Tuesday, 4 June 2013

Waiting on time.

I want to be happy. I want to wrap myself in this wonderful news and breathe it in. But I'm terrified. Terrified that the moment I let my guard down this gift will be taken away. 
If i have learned anything in my almost 52 years it is that time passes.  Quickly when I'm happy, painfully slow when I am not. I will wait time out.
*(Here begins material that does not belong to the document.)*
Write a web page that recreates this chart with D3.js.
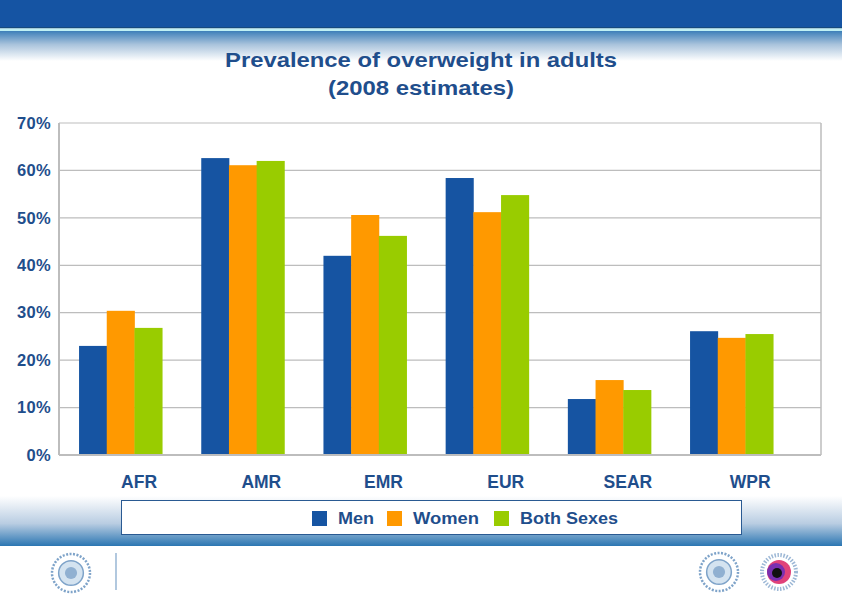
<!DOCTYPE html>
<html><head><meta charset="utf-8">
<script src="https://cdn.jsdelivr.net/npm/d3@7"></script>
<style>body{margin:0;background:#fff}svg{display:block}</style>
</head><body>
<script>
const categories = ["AFR","AMR","EMR","EUR","SEAR","WPR"];
const seriesNames = ["Men","Women","Both Sexes"];
const men   = [23.0, 62.6, 42.0, 58.4, 11.8, 26.1];
const women = [30.4, 61.1, 50.6, 51.2, 15.8, 24.7];
const both  = [26.8, 62.0, 46.2, 54.8, 13.7, 25.5];
const yTicks = [0,10,20,30,40,50,60,70];
const colors = ["#1654a2","#ff9900","#99cc00"];
const series = [men, women, both];

const W = 842, H = 595;
const FONT = "Liberation Sans, Arial, sans-serif";
const svg = d3.select("body").append("svg").attr("width", W).attr("height", H);
const defs = svg.append("defs");
const gTop = defs.append("linearGradient").attr("id","gTop").attr("x1",0).attr("x2",0).attr("y1",0).attr("y2",1);
gTop.append("stop").attr("offset","0%").attr("stop-color","#3d7fb9");
gTop.append("stop").attr("offset","45%").attr("stop-color","#a9c3dc");
gTop.append("stop").attr("offset","100%").attr("stop-color","#ffffff");
const gBot = defs.append("linearGradient").attr("id","gBot").attr("x1",0).attr("x2",0).attr("y1",0).attr("y2",1);
gBot.append("stop").attr("offset","0%").attr("stop-color","#ffffff");
gBot.append("stop").attr("offset","55%").attr("stop-color","#b9cde2");
gBot.append("stop").attr("offset","100%").attr("stop-color","#2b76b2");

// header
svg.append("rect").attr("x",0).attr("y",31).attr("width",W).attr("height",30).attr("fill","url(#gTop)");
svg.append("rect").attr("x",0).attr("y",0).attr("width",W).attr("height",27).attr("fill","#1554a3");
svg.append("rect").attr("x",0).attr("y",27).attr("width",W).attr("height",1.5).attr("fill","#154a7e");
svg.append("rect").attr("x",0).attr("y",28.5).attr("width",W).attr("height",2.5).attr("fill","#bff0f4");
// footer band
svg.append("rect").attr("x",0).attr("y",496).attr("width",W).attr("height",50).attr("fill","url(#gBot)");

const titleColor = "#1f4e8c";
svg.append("text").attr("x",421).attr("y",67).attr("text-anchor","middle")
  .attr("font-family",FONT).attr("font-size",21).attr("font-weight","bold").attr("fill",titleColor)
  .attr("textLength",392).attr("lengthAdjust","spacingAndGlyphs")
  .text("Prevalence of overweight in adults");
svg.append("text").attr("x",421).attr("y",95).attr("text-anchor","middle")
  .attr("font-family",FONT).attr("font-size",21).attr("font-weight","bold").attr("fill",titleColor)
  .attr("textLength",186).attr("lengthAdjust","spacingAndGlyphs")
  .text("(2008 estimates)");

const plotL = 59, plotR = 821, plotT = 123, plotB = 455;
const y = d3.scaleLinear().domain([0,70]).range([plotB, plotT]);
const x = d3.scaleBand().domain(categories).range([59.5, 792.7]).paddingInner(0.32).paddingOuter(0.16);
const xs = d3.scaleBand().domain(seriesNames).range([0, x.bandwidth()]);

// gridlines
svg.append("g").selectAll("line").data(yTicks.filter(d=>d>0)).join("line")
  .attr("x1",plotL).attr("x2",plotR).attr("y1",d=>y(d)).attr("y2",d=>y(d))
  .attr("stroke","#bdbdbd").attr("stroke-width",1.2);
svg.append("line").attr("x1",plotR).attr("x2",plotR).attr("y1",plotT).attr("y2",plotB).attr("stroke","#bdbdbd").attr("stroke-width",1.5);
svg.append("line").attr("x1",plotL).attr("x2",plotL).attr("y1",plotT).attr("y2",plotB).attr("stroke","#bdbdbd").attr("stroke-width",2);

// bars
const gBars = svg.append("g");
categories.forEach((c,i)=>{
  series.forEach((s,j)=>{
    gBars.append("rect")
      .attr("x", x(c)+xs(seriesNames[j]))
      .attr("width", xs.bandwidth()+0.4)
      .attr("y", y(s[i]))
      .attr("height", y(0)-y(s[i]))
      .attr("fill", colors[j]);
  });
});
svg.append("line").attr("x1",plotL).attr("x2",plotR).attr("y1",plotB).attr("y2",plotB).attr("stroke","#bdbdbd").attr("stroke-width",2);

// y axis
const yAxis = d3.axisLeft(y).tickValues(yTicks).tickFormat(d=>d+"%").tickSize(0).tickPadding(8);
const ga = svg.append("g").attr("transform",`translate(${plotL},0)`).call(yAxis);
ga.select(".domain").remove();
ga.selectAll("text").attr("font-family",FONT).attr("font-size",16.5)
  .attr("font-weight","bold").attr("fill",titleColor).attr("letter-spacing","0.3");

// x axis labels (offset right as in original)
const xAxis = d3.axisBottom(x).tickSize(0).tickPadding(0);
const gx = svg.append("g").attr("transform",`translate(18.5,${plotB+33})`).call(xAxis);
gx.select(".domain").remove();
gx.selectAll("text").attr("font-family",FONT).attr("font-size",17.5)
  .attr("font-weight","bold").attr("fill",titleColor).attr("dy","0");

// legend
svg.append("rect").attr("x",121.5).attr("y",500.5).attr("width",620).attr("height",34)
  .attr("fill","#fff").attr("stroke","#2a5a92").attr("stroke-width",1);
const legX = [312, 387, 494];
const legW = [36, 66, 98];
const lg = svg.append("g");
seriesNames.forEach((n,j)=>{
  lg.append("rect").attr("x",legX[j]).attr("y",511).attr("width",15).attr("height",15).attr("fill",colors[j]);
  lg.append("text").attr("x",legX[j]+26).attr("y",524).attr("font-family",FONT)
    .attr("font-size",17).attr("font-weight","bold").attr("fill",titleColor)
    .attr("textLength",legW[j]).attr("lengthAdjust","spacingAndGlyphs").text(n);
});

// footer emblems (simplified)
const fg = svg.append("g");
function emblem(cx, cy, r, col){
  const g = fg.append("g").attr("transform",`translate(${cx},${cy})`);
  g.append("circle").attr("r",r).attr("fill","none").attr("stroke",col).attr("stroke-width",2.5).attr("stroke-dasharray","2,1.5");
  g.append("circle").attr("r",r*0.65).attr("fill","#d4e3f0").attr("stroke",col).attr("stroke-width",1.5);
  g.append("circle").attr("r",r*0.32).attr("fill",col).attr("opacity",0.8);
  return g;
}
emblem(71, 573, 19, "#7ea3c9");
fg.append("line").attr("x1",116).attr("x2",116).attr("y1",553).attr("y2",590).attr("stroke","#7ea3c9").attr("stroke-width",1.2);
emblem(719, 572, 19, "#7ea3c9");
const g2 = fg.append("g").attr("transform","translate(779,572)");
g2.append("circle").attr("r",17).attr("fill","none").attr("stroke","#9db8d6").attr("stroke-width",4).attr("stroke-dasharray","1.5,1.5");
g2.append("circle").attr("r",12).attr("fill","#e0427a");
g2.append("circle").attr("cx",-3).attr("r",9).attr("fill","#7a2fb0");
g2.append("circle").attr("cx",-2).attr("cy",1).attr("r",5).attr("fill","#111");
</script>
</body></html>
Wait till I can be happy.  And I so want to be happy again. 

Monday, 3 June 2013

Please, please, please...

Received some news.
Something positive.

I don't want to jinx it.
Please, please, please work out.

Sunday, 2 June 2013

Fake it till I make it.

Rough night.  Tossed, turned, then tossed again.
I went over in my mind all of the things that I have to be grateful for, all the positives in my life.  

And there are a lot.  
And I am grateful.
But at the end of the day I'm simply not happy.  The joy is gone.
I loved having Harold stay with me.  Making new discoveries in his journey to communicate.  I even loved staying up all night desperately trying to fix his vantage lite.  And then finally, as the sun is rising, finding success and receiving the greatest reward; Harold's beaming smile.
I feel so incomplete, so useless.  And I know that feeling isn't always going to be here.  And I know I have to keep trying.  There are people in this world that need help, and I can still make a difference.  I have to stay motivated.  I have to trust that somehow, as impossible as it seems, that joy will creep back into my life.  I just have to hang on long enough.

Saturday, 1 June 2013

My Guy

I miss Harold.  It's been one year, one month, and twenty days since I held his hand for the last time.  My heart is just as empty today as it was then.  I feel like half of me went with him, the half of me that knew what it was to be happy, and now I just put on my mascara, and my lipstick, and my smile, and present my best face to the world, and it doesn't mean a thing.  Without Harold here it just doesn't mean anything.  I'm just killing time.